According to Feynman’s theory a photon doesn’t follow just one route. Instead, it takes every possible route simultaneously. Some paths are straight, and some are more indirect than others. The probability of finding the photon at a particular spot is determined by adding up the complex amplitudes of all these paths. Paths with similar actions will add constructively and increase the likelihood of the photon arriving along those paths, while others will cancel out due to differing phases, demonstrating quantum interference.
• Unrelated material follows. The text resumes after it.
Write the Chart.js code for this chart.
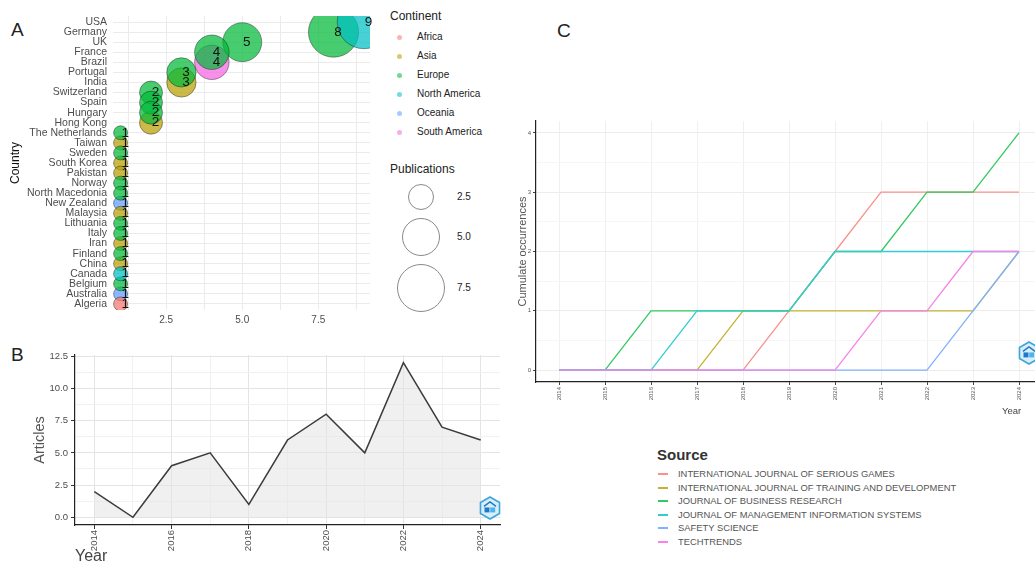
<!DOCTYPE html>
<html>
<head>
<meta charset="utf-8">
<script src="https://cdn.jsdelivr.net/npm/chart.js@4.4.1/dist/chart.umd.min.js"></script>
<style>
  html, body { margin: 0; padding: 0; background: #fff; }
  body { width: 1035px; height: 566px; position: relative; overflow: hidden; font-family: "Liberation Sans", Arial, sans-serif; }
  .abs { position: absolute; }
  .tag { position: absolute; font-size: 19px; line-height: 20px; color: #222; }
  .leg { position: absolute; white-space: nowrap; color: #222; }
</style>
</head>
<body>
<div class="tag" style="left:11px;top:20px">A</div>
<div class="tag" style="left:11px;top:345px">B</div>
<div class="tag" style="left:557px;top:21px">C</div>

<canvas id="chartA" class="abs" style="left:0;top:0" width="380" height="330"></canvas>
<canvas id="chartB" class="abs" style="left:0;top:335px" width="510" height="231"></canvas>
<canvas id="chartC" class="abs" style="left:510px;top:0" width="540" height="420"></canvas>

<div id="legendA"></div>
<div id="legendC"></div>
<div class="leg" style="left:1002px;top:405px;font-size:9.5px;color:#444">Year</div>

<script>
// ---- panel A: country production ----
const countries = ["USA", "Germany", "UK", "France", "Brazil", "Portugal", "India", "Switzerland", "Spain",
  "Hungary", "Hong Kong", "The Netherlands", "Taiwan", "Sweden", "South Korea", "Pakistan", "Norway",
  "North Macedonia", "New Zealand", "Malaysia", "Lithuania", "Italy", "Iran", "Finland", "China", "Canada",
  "Belgium", "Australia", "Algeria"];
const publications = [9, 8, 5, 4, 4, 3, 3, 2, 2, 2, 2, 1, 1, 1, 1, 1, 1, 1, 1, 1, 1, 1, 1, 1, 1, 1, 1, 1, 1];
const countryContinent = ["North America", "Europe", "Europe", "Europe", "South America", "Europe", "Asia",
  "Europe", "Europe", "Europe", "Asia", "Europe", "Asia", "Europe", "Asia", "Asia", "Europe", "Europe",
  "Oceania", "Asia", "Europe", "Europe", "Asia", "Europe", "Asia", "North America", "Europe", "Oceania", "Africa"];
const continents = ["Africa", "Asia", "Europe", "North America", "Oceania", "South America"];
const continentColors = ["#F8766D", "#B79F00", "#00BA38", "#00BFC4", "#619CFF", "#F564E3"];
const sizeLegendValues = [2.5, 5.0, 7.5];

// ---- panel B: annual production ----
const years = [2014, 2015, 2016, 2017, 2018, 2019, 2020, 2021, 2022, 2023, 2024];
const articles = [2, 0, 4, 5, 1, 6, 8, 5, 12, 7, 6];

// ---- panel C: sources' cumulative occurrences ----
const sources = ["INTERNATIONAL JOURNAL OF SERIOUS GAMES", "INTERNATIONAL JOURNAL OF TRAINING AND DEVELOPMENT",
  "JOURNAL OF BUSINESS RESEARCH", "JOURNAL OF MANAGEMENT INFORMATION SYSTEMS", "SAFETY SCIENCE", "TECHTRENDS"];
const sourceColors = ["#F8766D", "#B79F00", "#00BA38", "#00BFC4", "#619CFF", "#F564E3"];
const cumSeriousGames = [0, 0, 0, 0, 0, 1, 2, 3, 3, 3, 3];
const cumTraining     = [0, 0, 0, 0, 1, 1, 1, 1, 1, 1, 2];
const cumBusiness     = [0, 0, 1, 1, 1, 1, 2, 2, 3, 3, 4];
const cumMIS          = [0, 0, 0, 1, 1, 1, 2, 2, 2, 2, 2];
const cumSafety       = [0, 0, 0, 0, 0, 0, 0, 0, 0, 1, 2];
const cumTechtrends   = [0, 0, 0, 0, 0, 0, 0, 1, 1, 2, 2];
const cumSeries = [cumSeriousGames, cumTraining, cumBusiness, cumMIS, cumSafety, cumTechtrends];

function rgba(hex, a) {
  const n = parseInt(hex.slice(1), 16);
  return `rgba(${n >> 16},${(n >> 8) & 255},${n & 255},${a})`;
}
// solid colour blended toward white
function lighten(hex, t) {
  const n = parseInt(hex.slice(1), 16);
  const f = c => Math.round(c + (255 - c) * t);
  return `rgb(${f(n >> 16)},${f((n >> 8) & 255)},${f(n & 255)})`;
}
function bubbleRadius(v) { return Math.sqrt(Math.max(4, -33.75 + 82.75 * v)); }
function stepTicks(min, max, step) {
  const out = [];
  for (let v = min; v <= max + 1e-9; v += step) out.push({ value: +v.toFixed(4) });
  return out;
}
function isMultiple(v, m) { return Math.abs(v / m - Math.round(v / m)) < 1e-6; }

const tickFont = { family: "Liberation Sans", size: 10.5 };
const greyText = "#4d4d4d";

// small hexagon badge (decoration in the corners of B and C)
function drawBadge(ctx, cx, cy, s) {
  ctx.save();
  ctx.beginPath();
  for (let k = 0; k < 6; k++) {
    const a = -Math.PI / 2 + k * Math.PI / 3;
    const px = cx + s * Math.cos(a), py = cy + s * Math.sin(a);
    k ? ctx.lineTo(px, py) : ctx.moveTo(px, py);
  }
  ctx.closePath();
  ctx.fillStyle = "#d8eef9";
  ctx.fill();
  ctx.lineWidth = 1.6;
  ctx.strokeStyle = "#3ea5dc";
  ctx.stroke();
  ctx.fillStyle = "#1f78c8";
  ctx.fillRect(cx - s * 0.5, cy - s * 0.05, s * 0.45, s * 0.45);
  ctx.fillStyle = "#4fb3e8";
  ctx.fillRect(cx + 0.02 * s, cy - s * 0.05, s * 0.45, s * 0.45);
  ctx.beginPath();
  ctx.moveTo(cx - s * 0.55, cy - s * 0.15);
  ctx.lineTo(cx, cy - s * 0.55);
  ctx.lineTo(cx + s * 0.55, cy - s * 0.15);
  ctx.strokeStyle = "#1f78c8";
  ctx.lineWidth = 1.4;
  ctx.stroke();
  ctx.restore();
}

// ---------------- Panel A ----------------
const bubbleLabels = {
  id: "bubbleLabels",
  afterDatasetsDraw(chart) {
    const { ctx, scales: { x, y } } = chart;
    ctx.save();
    ctx.font = "13.5px 'Liberation Sans'";
    ctx.fillStyle = "#111";
    ctx.textAlign = "center";
    ctx.textBaseline = "middle";
    countries.forEach((c, i) => {
      const v = publications[i];
      ctx.fillText(String(v), x.getPixelForValue(v + 0.15), y.getPixelForValue(countries.length - 1 - i));
    });
    ctx.restore();
  }
};

const continentOrder = { "North America": 0, "Europe": 1 };
new Chart(document.getElementById("chartA"), {
  type: "bubble",
  data: {
    datasets: continents.map((c, k) => ({
      label: c,
      data: countries
        .map((n, i) => ({ x: publications[i], y: countries.length - 1 - i, cont: countryContinent[i] }))
        .filter(p => p.cont === c),
      backgroundColor: rgba(continentColors[k], 0.72),
      borderColor: "rgba(30,30,30,0.55)",
      borderWidth: 0.8,
      radius: ctx => bubbleRadius(ctx.raw ? ctx.raw.x : 1),
      order: continentOrder[c] ?? 2
    }))
  },
  options: {
    responsive: false,
    animation: false,
    layout: { autoPadding: false, padding: { top: 16, right: 10 } },
    plugins: { legend: { display: false }, tooltip: { enabled: false } },
    scales: {
      x: {
        type: "linear", min: 0.75, max: 9.2,
        afterBuildTicks: s => { s.ticks = stepTicks(1.25, 8.75, 1.25); },
        afterFit: s => { s.height = 20; },
        grid: { color: "#ebebeb", drawTicks: false },
        border: { display: false },
        ticks: { autoSkip: false, padding: 4, color: greyText, font: { family: "Liberation Sans", size: 10 },
          callback: v => isMultiple(v, 2.5) ? v.toFixed(1) : "" }
      },
      y: {
        type: "linear", min: -0.6, max: countries.length - 0.4,
        afterBuildTicks: s => { s.ticks = stepTicks(0, countries.length - 1, 1); },
        afterFit: s => { s.width = 113; },
        grid: { color: "#ebebeb", drawTicks: false },
        border: { display: false },
        ticks: { autoSkip: false, padding: 6, color: greyText, font: tickFont,
          callback: v => countries[countries.length - 1 - v] },
        title: { display: true, text: "Country", color: "#111", font: { family: "Liberation Sans", size: 12 },
          padding: { top: 8, bottom: 0 } }
      }
    }
  },
  plugins: [bubbleLabels]
});

// Panel A legends (continent colours + bubble sizes)
(function () {
  const box = document.getElementById("legendA");
  let html = `<div class="leg" style="left:390px;top:9px;font-size:12px;line-height:15px">Continent</div>`;
  continents.forEach((c, k) => {
    const cy = 37 + 19 * k;
    html += `<div class="abs" style="left:397px;top:${cy - 2.5}px;width:5px;height:5px;border-radius:50%;background:${rgba(continentColors[k], 0.55)}"></div>`;
    html += `<div class="leg" style="left:417px;top:${cy - 7}px;font-size:10px;line-height:14px">${c}</div>`;
  });
  html += `<div class="leg" style="left:390px;top:162px;font-size:12px;line-height:15px">Publications</div>`;
  const centers = [197, 237, 288];
  sizeLegendValues.forEach((v, k) => {
    const r = bubbleRadius(v);
    html += `<div class="abs" style="left:${421 - r}px;top:${centers[k] - r}px;width:${2 * r - 2}px;height:${2 * r - 2}px;border:1px solid #8a8a8a;border-radius:50%"></div>`;
    html += `<div class="leg" style="left:457px;top:${centers[k] - 7}px;font-size:10px;line-height:14px">${v.toFixed(1)}</div>`;
  });
  box.innerHTML = html;
})();

// ---------------- Panel B ----------------
new Chart(document.getElementById("chartB"), {
  type: "line",
  data: {
    datasets: [{
      data: years.map((y, i) => ({ x: y, y: articles[i] })),
      borderColor: "#3b3b3b",
      borderWidth: 1.5,
      backgroundColor: "rgba(228,228,228,0.55)",
      fill: "origin",
      pointRadius: 0,
      tension: 0
    }]
  },
  options: {
    responsive: false,
    animation: false,
    layout: { autoPadding: false, padding: { top: 20, right: 10 } },
    plugins: { legend: { display: false }, tooltip: { enabled: false } },
    scales: {
      x: {
        type: "linear", min: 2013.5, max: 2024.5,
        afterBuildTicks: s => { s.ticks = years.map(v => ({ value: v })); },
        afterFit: s => { s.height = 41; },
        grid: { color: c => (c.tick && c.tick.value % 2 === 0) ? "#e4e4e4" : "#f1f1f1",
          tickColor: c => (c.tick && c.tick.value % 2 === 0) ? "#333" : "rgba(0,0,0,0)", tickLength: 4 },
        border: { display: true, color: "#222", width: 1.2 },
        ticks: { autoSkip: false, minRotation: 90, maxRotation: 90, padding: 1, color: greyText,
          font: { family: "Liberation Sans", size: 9.5 }, callback: v => v % 2 === 0 ? String(v) : "" },
        title: { display: true, text: "Year", align: "start", color: "#444",
          font: { family: "Liberation Sans", size: 16 }, padding: { top: 0, bottom: 0 } }
      },
      y: {
        type: "linear", min: -0.6, max: 12.6,
        afterBuildTicks: s => { s.ticks = stepTicks(0, 12.5, 1.25); },
        afterFit: s => { s.width = 75; },
        grid: { color: c => (c.tick && isMultiple(c.tick.value, 2.5)) ? "#e4e4e4" : "#f1f1f1",
          tickColor: c => (c.tick && isMultiple(c.tick.value, 2.5)) ? "#333" : "rgba(0,0,0,0)", tickLength: 4 },
        border: { display: true, color: "#222", width: 1.2 },
        ticks: { autoSkip: false, padding: 3, color: greyText, font: { family: "Liberation Sans", size: 9.5 },
          callback: v => isMultiple(v, 2.5) ? v.toFixed(1) : "" },
        title: { display: true, text: "Articles", color: "#555",
          font: { family: "Liberation Sans", size: 14.5 }, padding: { top: 31, bottom: 0 } }
      }
    }
  },
  plugins: [{
    id: "badgeB",
    afterDraw(chart) { drawBadge(chart.ctx, 490, 173, 11); }
  }]
});

// ---------------- Panel C ----------------
new Chart(document.getElementById("chartC"), {
  type: "line",
  data: {
    datasets: sources.map((s, k) => ({
      label: s,
      data: years.map((y, i) => ({ x: y, y: cumSeries[k][i] })),
      borderColor: lighten(sourceColors[k], 0.2),
      borderWidth: 1.3,
      pointRadius: 0,
      fill: false,
      tension: 0,
      order: sources.length - k
    }))
  },
  options: {
    responsive: false,
    animation: false,
    layout: { autoPadding: false, padding: { top: 121, right: 8 } },
    plugins: { legend: { display: false }, tooltip: { enabled: false } },
    scales: {
      x: {
        type: "linear", min: 2013.5, max: 2024.5,
        afterBuildTicks: s => { s.ticks = years.map(v => ({ value: v })); },
        afterFit: s => { s.height = 38; },
        grid: { color: "#f0f0f0", tickColor: "#444", tickLength: 3 },
        border: { display: true, color: "#222", width: 1.2 },
        ticks: { autoSkip: false, minRotation: 90, maxRotation: 90, padding: 2, color: "#555",
          font: { family: "Liberation Sans", size: 6 }, callback: v => String(v) }
      },
      y: {
        type: "linear", min: -0.2, max: 4.2,
        afterBuildTicks: s => { s.ticks = stepTicks(0, 4, 0.5); },
        afterFit: s => { s.width = 26; },
        grid: { color: c => (c.tick && isMultiple(c.tick.value, 1)) ? "#ececec" : "#f6f6f6",
          tickColor: c => (c.tick && isMultiple(c.tick.value, 1)) ? "#444" : "rgba(0,0,0,0)", tickLength: 3 },
        border: { display: true, color: "#222", width: 1.2 },
        ticks: { autoSkip: false, padding: 2, color: "#555", font: { family: "Liberation Sans", size: 6 },
          callback: v => isMultiple(v, 1) ? String(v) : "" },
        title: { display: true, text: "Cumulate occurrences", color: "#555",
          font: { family: "Liberation Sans", size: 11 }, padding: { top: 6, bottom: 0 } }
      }
    }
  },
  plugins: [{
    id: "badgeC",
    afterDraw(chart) { drawBadge(chart.ctx, 519, 353, 11); }
  }]
});

// Panel C legend
(function () {
  const box = document.getElementById("legendC");
  let html = `<div class="leg" style="left:657px;top:445px;font-size:15px;line-height:19px;font-weight:bold;color:#333">Source</div>`;
  sources.forEach((s, k) => {
    const cy = 474 + 13.6 * k;
    html += `<div class="abs" style="left:658px;top:${Math.round(cy - 1)}px;width:10px;height:2px;background:${lighten(sourceColors[k], 0.2)}"></div>`;
    html += `<div class="leg" style="left:678px;top:${cy - 6}px;font-size:9.4px;line-height:12px;color:#555">${s}</div>`;
  });
  box.innerHTML = html;
})();
</script>
</body>
</html>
This sum over all possible histories is not a straightforward addition, as it involves integrating over an infinite number of possible paths, a process made manageable through advanced mathematical techniques. The path integral approach excels in systems where actions are dominated by quadratic terms, making it solvable and useful for exact solutions and approximations alike.
Let’s consider a practical example that illustrates Feynman’s path integral approach in a quantum mechanical context, using the analogy of light traveling from a distant star to Earth — a scenario that might seem straightforward at first but is intriguing when viewed through the lens of quantum mechanics.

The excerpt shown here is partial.